[The exercise]
Transcribe the entries below exactly; leave every image out.

Rows from a dataset of charts and code:
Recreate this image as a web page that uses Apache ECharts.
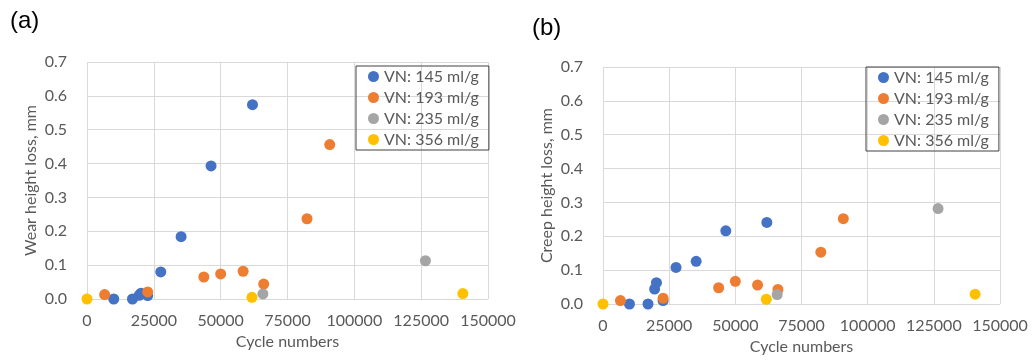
<!DOCTYPE html>
<html>
<head>
<meta charset="utf-8">
<script src="https://cdn.jsdelivr.net/npm/echarts@6/dist/echarts.min.js"></script>
<style>
  html, body { margin: 0; padding: 0; background: #fff; }
  #chart { width: 1033px; height: 360px; }
</style>
</head>
<body>
<div id="chart"></div>
<script>
// cycle numbers per group (same specimens in both panels)
const names = ['VN: 145 ml/g', 'VN: 193 ml/g', 'VN: 235 ml/g', 'VN: 356 ml/g']
const colors = ['#4472C4', '#ED7D31', '#A5A5A5', '#FFC000']

const blueX = [10000, 17000, 19500, 20200, 22700, 27600, 35200, 46400, 61900]
const blueWear = [0, 0, 0.011, 0.017, 0.01, 0.08, 0.184, 0.393, 0.574]
const blueCreep = [0, 0, 0.044, 0.063, 0.01, 0.108, 0.126, 0.216, 0.241]

const orangeX = [6600, 22700, 43700, 50000, 58400, 66100, 82300, 90800]
const orangeWear = [0.013, 0.021, 0.065, 0.074, 0.082, 0.044, 0.237, 0.456]
const orangeCreep = [0.01, 0.017, 0.048, 0.067, 0.056, 0.043, 0.153, 0.252]

const grayX = [65800, 126600]
const grayWear = [0.015, 0.113]
const grayCreep = [0.028, 0.282]

const yellowX = [0, 61700, 140600]
const yellowWear = [0, 0.005, 0.016]
const yellowCreep = [0, 0.014, 0.029]

const xTicks = [0, 25000, 50000, 75000, 100000, 125000, 150000]

const groupX = [blueX, orangeX, grayX, yellowX]
const wear = [blueWear, orangeWear, grayWear, yellowWear]
const creep = [blueCreep, orangeCreep, grayCreep, yellowCreep]

const font = 'Lato, "Open Sans", sans-serif'
const gridColor = '#D9D9D9'
const labelColor = '#595959'

function pairs(xs, ys) {
  return xs.map((x, i) => [x, ys[i]])
}

function xAxisCfg(idx) {
  return {
    gridIndex: idx,
    type: 'value',
    min: xTicks[0],
    max: xTicks[xTicks.length - 1],
    interval: xTicks[1] - xTicks[0],
    name: 'Cycle numbers',
    nameLocation: 'middle',
    nameGap: 35,
    nameTextStyle: { color: labelColor, fontSize: 16, fontFamily: font },
    axisLine: { show: false },
    axisTick: { show: false },
    axisLabel: {
      color: labelColor, fontSize: 16, fontFamily: font, margin: 14,
      formatter: v => String(v) // no thousands separator
    },
    splitLine: { show: true, lineStyle: { color: gridColor, width: 1 } }
  }
}

function yAxisCfg(idx, name) {
  return {
    gridIndex: idx,
    type: 'value',
    min: 0,
    max: 0.7,
    interval: 0.1,
    name: name,
    nameLocation: 'middle',
    nameGap: 48,
    nameTextStyle: { color: labelColor, fontSize: 16, fontFamily: font },
    axisLine: { show: false },
    axisTick: { show: false },
    axisLabel: {
      color: labelColor, fontSize: 16, fontFamily: font, margin: 20,
      formatter: v => v.toFixed(1)
    },
    splitLine: { show: true, lineStyle: { color: gridColor, width: 1 } }
  }
}

function legendCfg(left, top) {
  return {
    left: left,
    top: top,
    orient: 'vertical',
    data: names,
    icon: 'circle',
    itemWidth: 11,
    itemHeight: 11,
    itemGap: 0,
    padding: [0, 10, 0, 12],
    borderColor: '#404040',
    borderWidth: 1,
    selectedMode: false,
    textStyle: { color: labelColor, fontSize: 16, fontFamily: font, lineHeight: 21 }
  }
}

const series = []
names.forEach((n, i) => {
  series.push({
    name: n, type: 'scatter', xAxisIndex: 0, yAxisIndex: 0,
    symbolSize: 11, itemStyle: { color: colors[i], opacity: 1 },
    data: pairs(groupX[i], wear[i]), z: 2 + i
  })
})
names.forEach((n, i) => {
  series.push({
    name: n, type: 'scatter', xAxisIndex: 1, yAxisIndex: 1,
    symbolSize: 11, itemStyle: { color: colors[i], opacity: 1 },
    data: pairs(groupX[i], creep[i]), z: 2 + i
  })
})

const chart = echarts.init(document.getElementById('chart'))
chart.setOption({
  animation: false,
  title: [
    { text: '(a)', left: 5, top: 4, textStyle: { color: '#000', fontSize: 24, fontWeight: 'normal', fontFamily: 'Liberation Sans, Arial, sans-serif' } },
    { text: '(b)', left: 527, top: 11, textStyle: { color: '#000', fontSize: 24, fontWeight: 'normal', fontFamily: 'Liberation Sans, Arial, sans-serif' } }
  ],
  grid: [
    { left: 87, right: 545, top: 62, bottom: 61 },
    { left: 603, right: 33, top: 67, bottom: 56 }
  ],
  legend: [legendCfg(356, 66), legendCfg(866, 67)],
  xAxis: [xAxisCfg(0), xAxisCfg(1)],
  yAxis: [yAxisCfg(0, 'Wear height loss, mm'), yAxisCfg(1, 'Creep height loss, mm')],
  series: series
})
</script>
</body>
</html>
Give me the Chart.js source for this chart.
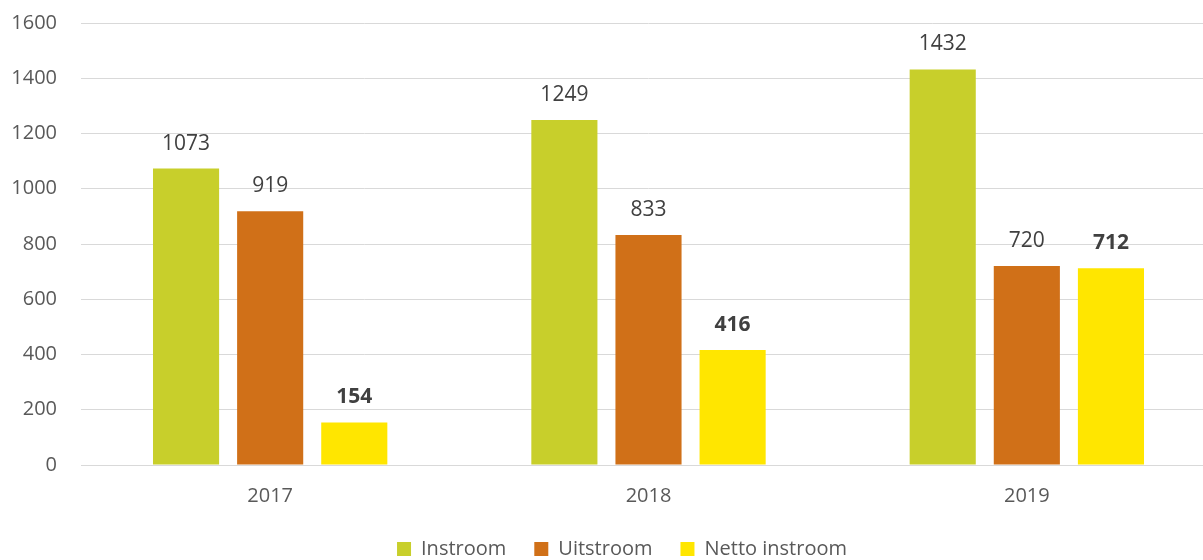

[Exercise solution]
Recreate this image as a web page that uses Apache ECharts.
<!DOCTYPE html>
<html>
<head>
<meta charset="utf-8">
<script src="https://cdn.jsdelivr.net/npm/echarts@6/dist/echarts.min.js"></script>
<style>
  html, body { margin: 0; padding: 0; background: #fff; }
  #chart { width: 1033px; height: 360px; }
</style>
</head>
<body>
<div id="chart"></div>
<script>
// cycle numbers per group (same specimens in both panels)
const names = ['VN: 145 ml/g', 'VN: 193 ml/g', 'VN: 235 ml/g', 'VN: 356 ml/g']
const colors = ['#4472C4', '#ED7D31', '#A5A5A5', '#FFC000']

const blueX = [10000, 17000, 19500, 20200, 22700, 27600, 35200, 46400, 61900]
const blueWear = [0, 0, 0.011, 0.017, 0.01, 0.08, 0.184, 0.393, 0.574]
const blueCreep = [0, 0, 0.044, 0.063, 0.01, 0.108, 0.126, 0.216, 0.241]

const orangeX = [6600, 22700, 43700, 50000, 58400, 66100, 82300, 90800]
const orangeWear = [0.013, 0.021, 0.065, 0.074, 0.082, 0.044, 0.237, 0.456]
const orangeCreep = [0.01, 0.017, 0.048, 0.067, 0.056, 0.043, 0.153, 0.252]

const grayX = [65800, 126600]
const grayWear = [0.015, 0.113]
const grayCreep = [0.028, 0.282]

const yellowX = [0, 61700, 140600]
const yellowWear = [0, 0.005, 0.016]
const yellowCreep = [0, 0.014, 0.029]

const xTicks = [0, 25000, 50000, 75000, 100000, 125000, 150000]

const groupX = [blueX, orangeX, grayX, yellowX]
const wear = [blueWear, orangeWear, grayWear, yellowWear]
const creep = [blueCreep, orangeCreep, grayCreep, yellowCreep]

const font = 'Lato, "Open Sans", sans-serif'
const gridColor = '#D9D9D9'
const labelColor = '#595959'

function pairs(xs, ys) {
  return xs.map((x, i) => [x, ys[i]])
}

function xAxisCfg(idx) {
  return {
    gridIndex: idx,
    type: 'value',
    min: xTicks[0],
    max: xTicks[xTicks.length - 1],
    interval: xTicks[1] - xTicks[0],
    name: 'Cycle numbers',
    nameLocation: 'middle',
    nameGap: 35,
    nameTextStyle: { color: labelColor, fontSize: 16, fontFamily: font },
    axisLine: { show: false },
    axisTick: { show: false },
    axisLabel: {
      color: labelColor, fontSize: 16, fontFamily: font, margin: 14,
      formatter: v => String(v) // no thousands separator
    },
    splitLine: { show: true, lineStyle: { color: gridColor, width: 1 } }
  }
}

function yAxisCfg(idx, name) {
  return {
    gridIndex: idx,
    type: 'value',
    min: 0,
    max: 0.7,
    interval: 0.1,
    name: name,
    nameLocation: 'middle',
    nameGap: 48,
    nameTextStyle: { color: labelColor, fontSize: 16, fontFamily: font },
    axisLine: { show: false },
    axisTick: { show: false },
    axisLabel: {
      color: labelColor, fontSize: 16, fontFamily: font, margin: 20,
      formatter: v => v.toFixed(1)
    },
    splitLine: { show: true, lineStyle: { color: gridColor, width: 1 } }
  }
}

function legendCfg(left, top) {
  return {
    left: left,
    top: top,
    orient: 'vertical',
    data: names,
    icon: 'circle',
    itemWidth: 11,
    itemHeight: 11,
    itemGap: 0,
    padding: [0, 10, 0, 12],
    borderColor: '#404040',
    borderWidth: 1,
    selectedMode: false,
    textStyle: { color: labelColor, fontSize: 16, fontFamily: font, lineHeight: 21 }
  }
}

const series = []
names.forEach((n, i) => {
  series.push({
    name: n, type: 'scatter', xAxisIndex: 0, yAxisIndex: 0,
    symbolSize: 11, itemStyle: { color: colors[i], opacity: 1 },
    data: pairs(groupX[i], wear[i]), z: 2 + i
  })
})
names.forEach((n, i) => {
  series.push({
    name: n, type: 'scatter', xAxisIndex: 1, yAxisIndex: 1,
    symbolSize: 11, itemStyle: { color: colors[i], opacity: 1 },
    data: pairs(groupX[i], creep[i]), z: 2 + i
  })
})

const chart = echarts.init(document.getElementById('chart'))
chart.setOption({
  animation: false,
  title: [
    { text: '(a)', left: 5, top: 4, textStyle: { color: '#000', fontSize: 24, fontWeight: 'normal', fontFamily: 'Liberation Sans, Arial, sans-serif' } },
    { text: '(b)', left: 527, top: 11, textStyle: { color: '#000', fontSize: 24, fontWeight: 'normal', fontFamily: 'Liberation Sans, Arial, sans-serif' } }
  ],
  grid: [
    { left: 87, right: 545, top: 62, bottom: 61 },
    { left: 603, right: 33, top: 67, bottom: 56 }
  ],
  legend: [legendCfg(356, 66), legendCfg(866, 67)],
  xAxis: [xAxisCfg(0), xAxisCfg(1)],
  yAxis: [yAxisCfg(0, 'Wear height loss, mm'), yAxisCfg(1, 'Creep height loss, mm')],
  series: series
})
</script>
</body>
</html>
Give me the Chart.js source for this chart.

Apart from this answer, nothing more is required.